══ Supplied information ══

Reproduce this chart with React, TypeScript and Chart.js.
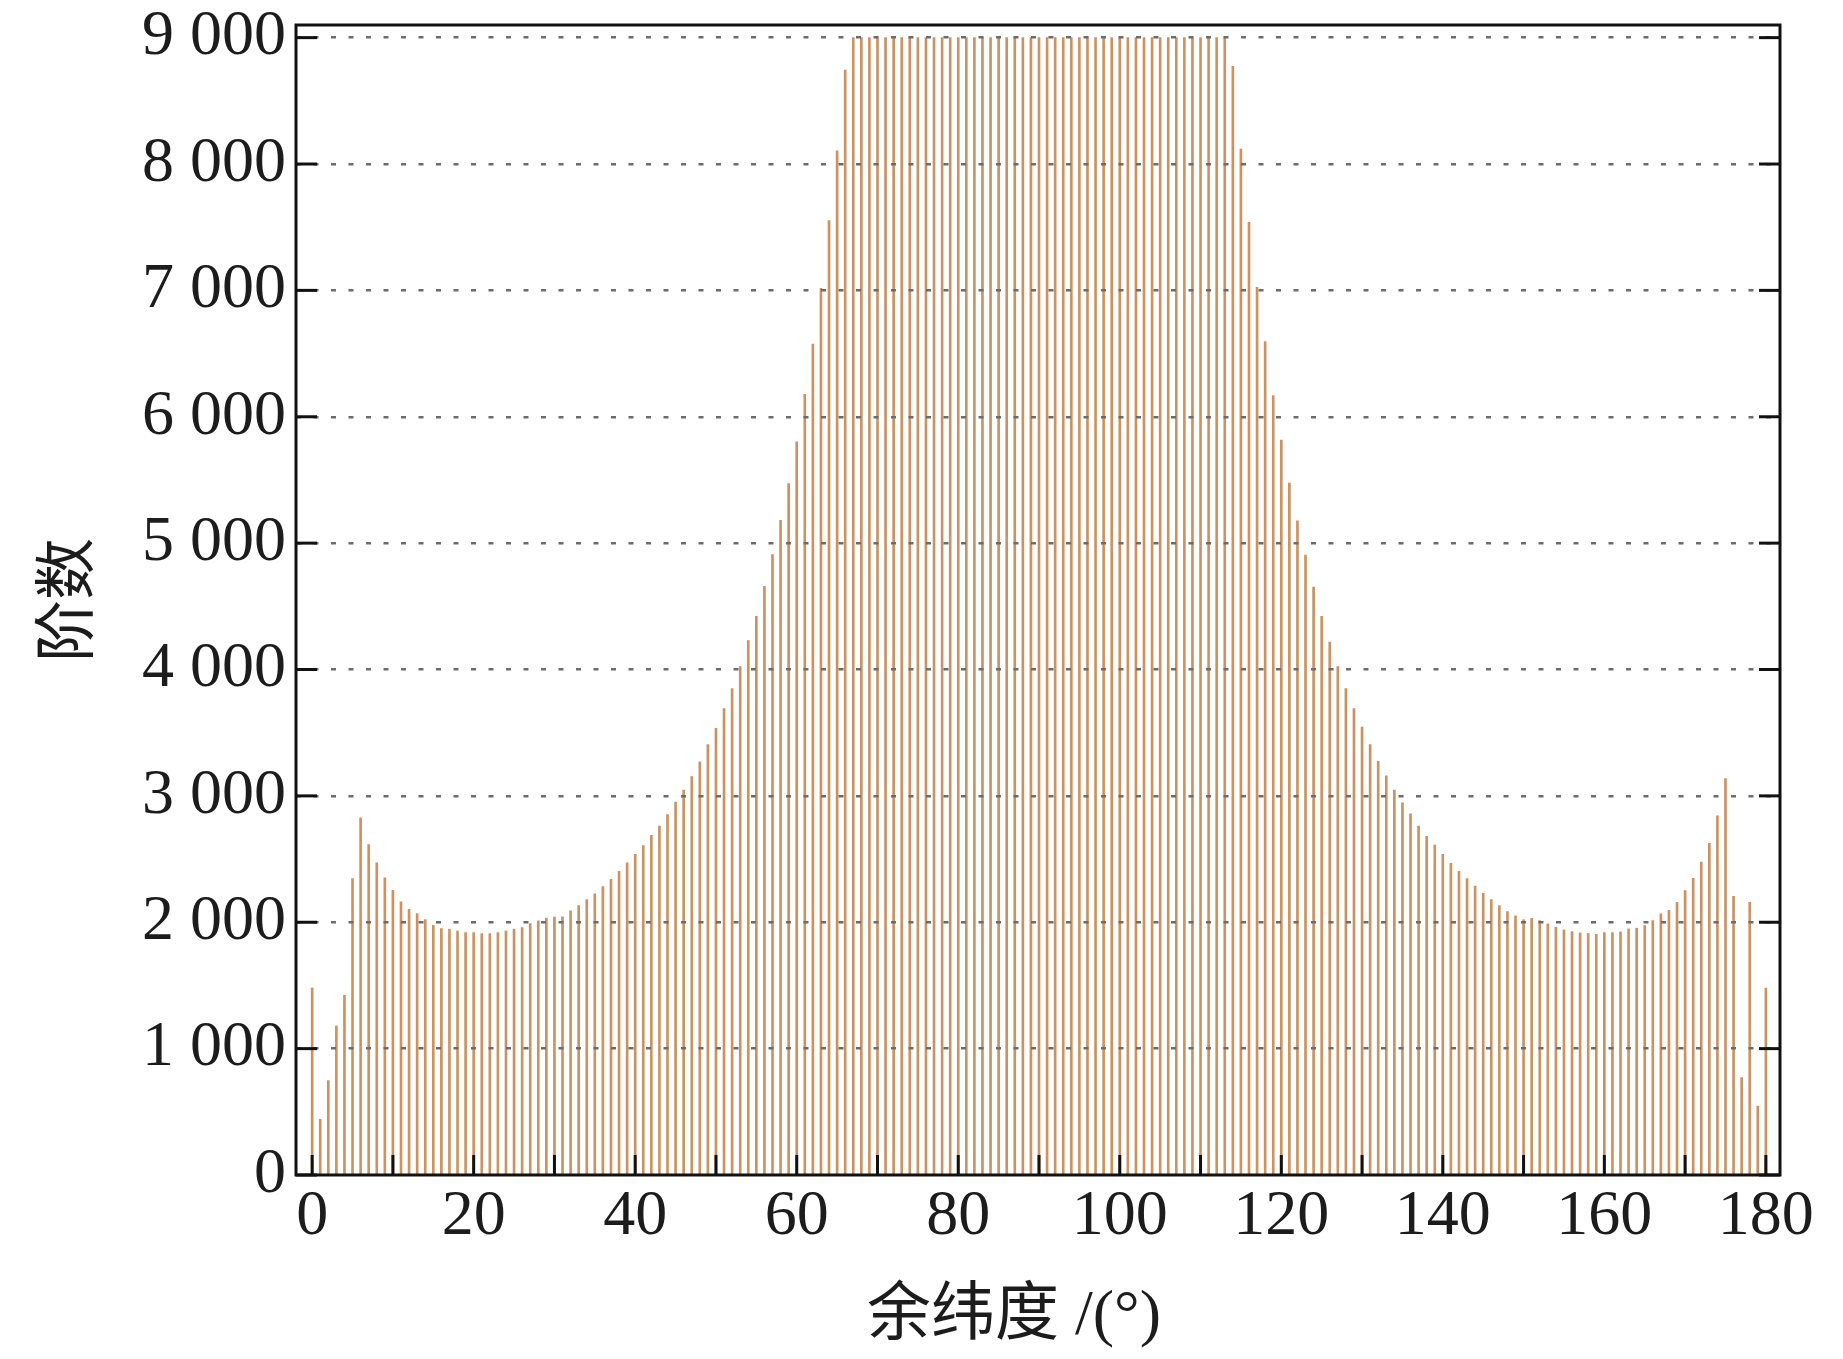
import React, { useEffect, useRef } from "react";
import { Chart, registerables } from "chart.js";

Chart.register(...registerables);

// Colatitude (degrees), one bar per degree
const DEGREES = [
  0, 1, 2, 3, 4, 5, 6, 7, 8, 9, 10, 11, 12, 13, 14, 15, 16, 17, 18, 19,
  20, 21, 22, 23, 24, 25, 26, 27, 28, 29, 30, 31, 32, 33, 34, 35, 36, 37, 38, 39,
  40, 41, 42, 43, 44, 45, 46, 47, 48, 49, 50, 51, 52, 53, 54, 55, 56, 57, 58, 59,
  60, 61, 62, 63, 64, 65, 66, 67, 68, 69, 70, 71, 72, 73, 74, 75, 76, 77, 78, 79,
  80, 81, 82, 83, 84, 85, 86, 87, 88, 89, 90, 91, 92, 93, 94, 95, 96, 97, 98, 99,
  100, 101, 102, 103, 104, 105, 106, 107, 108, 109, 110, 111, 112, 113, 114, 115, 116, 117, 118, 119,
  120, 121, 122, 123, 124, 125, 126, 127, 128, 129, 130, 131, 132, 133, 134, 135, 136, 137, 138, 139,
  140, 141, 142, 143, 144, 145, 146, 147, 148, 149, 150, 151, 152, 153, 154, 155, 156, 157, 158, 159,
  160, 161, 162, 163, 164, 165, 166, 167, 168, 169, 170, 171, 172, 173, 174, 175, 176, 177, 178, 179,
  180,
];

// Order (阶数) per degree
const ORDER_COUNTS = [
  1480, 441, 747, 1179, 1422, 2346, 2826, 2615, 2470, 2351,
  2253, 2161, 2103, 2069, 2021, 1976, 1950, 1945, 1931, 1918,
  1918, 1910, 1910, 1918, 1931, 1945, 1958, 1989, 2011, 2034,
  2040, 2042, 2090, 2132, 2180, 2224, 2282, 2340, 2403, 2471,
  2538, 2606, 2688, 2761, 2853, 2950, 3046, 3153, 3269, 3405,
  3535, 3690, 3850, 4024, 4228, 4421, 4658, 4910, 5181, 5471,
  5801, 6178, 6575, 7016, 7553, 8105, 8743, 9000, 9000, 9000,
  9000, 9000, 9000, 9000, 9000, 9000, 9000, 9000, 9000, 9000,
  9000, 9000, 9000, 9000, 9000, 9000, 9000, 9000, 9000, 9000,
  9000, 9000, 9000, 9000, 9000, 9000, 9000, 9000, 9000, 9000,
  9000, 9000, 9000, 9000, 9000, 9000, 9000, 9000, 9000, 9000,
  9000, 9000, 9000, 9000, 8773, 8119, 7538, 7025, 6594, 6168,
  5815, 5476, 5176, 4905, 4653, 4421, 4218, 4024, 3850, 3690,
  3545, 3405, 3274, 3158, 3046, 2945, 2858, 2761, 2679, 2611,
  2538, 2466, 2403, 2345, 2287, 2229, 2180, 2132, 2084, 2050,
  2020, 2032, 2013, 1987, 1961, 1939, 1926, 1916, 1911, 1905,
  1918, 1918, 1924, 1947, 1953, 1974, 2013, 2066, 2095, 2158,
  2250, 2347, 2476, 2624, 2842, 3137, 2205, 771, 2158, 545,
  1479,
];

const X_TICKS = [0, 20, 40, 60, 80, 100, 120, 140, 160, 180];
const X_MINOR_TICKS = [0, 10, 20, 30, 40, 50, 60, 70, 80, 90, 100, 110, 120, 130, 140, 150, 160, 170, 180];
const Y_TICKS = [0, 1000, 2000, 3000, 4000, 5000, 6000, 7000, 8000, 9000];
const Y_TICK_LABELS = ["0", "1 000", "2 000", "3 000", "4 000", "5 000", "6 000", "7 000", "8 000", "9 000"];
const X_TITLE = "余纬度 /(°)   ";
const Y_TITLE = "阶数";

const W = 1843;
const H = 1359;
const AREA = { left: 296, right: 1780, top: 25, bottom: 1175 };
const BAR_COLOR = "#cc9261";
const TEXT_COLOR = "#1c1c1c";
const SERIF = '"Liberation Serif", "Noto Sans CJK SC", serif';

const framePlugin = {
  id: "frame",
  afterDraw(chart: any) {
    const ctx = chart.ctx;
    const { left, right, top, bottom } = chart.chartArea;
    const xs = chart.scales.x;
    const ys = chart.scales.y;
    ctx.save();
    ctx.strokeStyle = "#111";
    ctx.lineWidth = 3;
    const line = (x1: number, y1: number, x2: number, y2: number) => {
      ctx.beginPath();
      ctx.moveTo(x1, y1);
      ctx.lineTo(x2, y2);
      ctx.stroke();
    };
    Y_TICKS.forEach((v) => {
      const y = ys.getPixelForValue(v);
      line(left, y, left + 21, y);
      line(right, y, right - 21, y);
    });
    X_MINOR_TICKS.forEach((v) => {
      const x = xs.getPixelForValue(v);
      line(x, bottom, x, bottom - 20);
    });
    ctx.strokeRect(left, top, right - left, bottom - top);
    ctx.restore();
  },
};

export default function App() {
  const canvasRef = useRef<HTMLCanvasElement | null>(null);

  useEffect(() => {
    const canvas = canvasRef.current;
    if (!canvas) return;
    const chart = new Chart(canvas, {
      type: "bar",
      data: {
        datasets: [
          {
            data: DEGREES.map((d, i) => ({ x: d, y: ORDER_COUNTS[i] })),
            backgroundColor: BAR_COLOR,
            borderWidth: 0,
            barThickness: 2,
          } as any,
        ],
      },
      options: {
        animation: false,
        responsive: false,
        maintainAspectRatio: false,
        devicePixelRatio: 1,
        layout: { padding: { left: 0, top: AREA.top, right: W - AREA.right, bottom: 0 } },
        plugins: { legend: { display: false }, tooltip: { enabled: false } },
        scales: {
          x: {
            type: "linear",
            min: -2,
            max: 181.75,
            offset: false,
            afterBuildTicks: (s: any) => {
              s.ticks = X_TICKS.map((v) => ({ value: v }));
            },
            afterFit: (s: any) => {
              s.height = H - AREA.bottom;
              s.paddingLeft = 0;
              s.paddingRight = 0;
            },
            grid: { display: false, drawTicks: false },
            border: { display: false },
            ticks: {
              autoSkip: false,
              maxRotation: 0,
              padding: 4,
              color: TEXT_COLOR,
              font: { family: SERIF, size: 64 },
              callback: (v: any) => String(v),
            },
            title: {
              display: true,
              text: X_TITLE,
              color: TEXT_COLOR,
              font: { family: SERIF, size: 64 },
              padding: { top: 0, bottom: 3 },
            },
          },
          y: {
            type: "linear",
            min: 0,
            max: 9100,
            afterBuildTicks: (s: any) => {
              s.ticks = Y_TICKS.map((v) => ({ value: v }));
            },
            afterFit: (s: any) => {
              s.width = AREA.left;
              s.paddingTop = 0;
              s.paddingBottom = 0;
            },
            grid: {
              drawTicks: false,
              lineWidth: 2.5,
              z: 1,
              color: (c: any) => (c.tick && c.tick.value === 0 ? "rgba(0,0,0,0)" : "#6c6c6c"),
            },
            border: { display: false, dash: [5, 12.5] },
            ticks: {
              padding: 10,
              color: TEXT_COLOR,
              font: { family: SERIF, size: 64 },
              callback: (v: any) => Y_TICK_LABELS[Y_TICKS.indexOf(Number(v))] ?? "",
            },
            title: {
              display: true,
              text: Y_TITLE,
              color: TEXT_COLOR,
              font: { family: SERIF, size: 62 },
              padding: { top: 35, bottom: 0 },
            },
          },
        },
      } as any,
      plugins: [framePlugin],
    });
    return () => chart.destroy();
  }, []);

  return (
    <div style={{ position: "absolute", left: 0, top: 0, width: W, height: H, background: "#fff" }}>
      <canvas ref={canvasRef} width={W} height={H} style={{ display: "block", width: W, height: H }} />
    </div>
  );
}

═══

■ Work required ■
Write out the lines from the start of the material to the line with "Chart.register(...registerables);", inclusive and exactly. Skip the pictures.

■ Answer for the task ■
Reproduce this chart with React, TypeScript and Chart.js.
import React, { useEffect, useRef } from "react";
import { Chart, registerables } from "chart.js";

Chart.register(...registerables);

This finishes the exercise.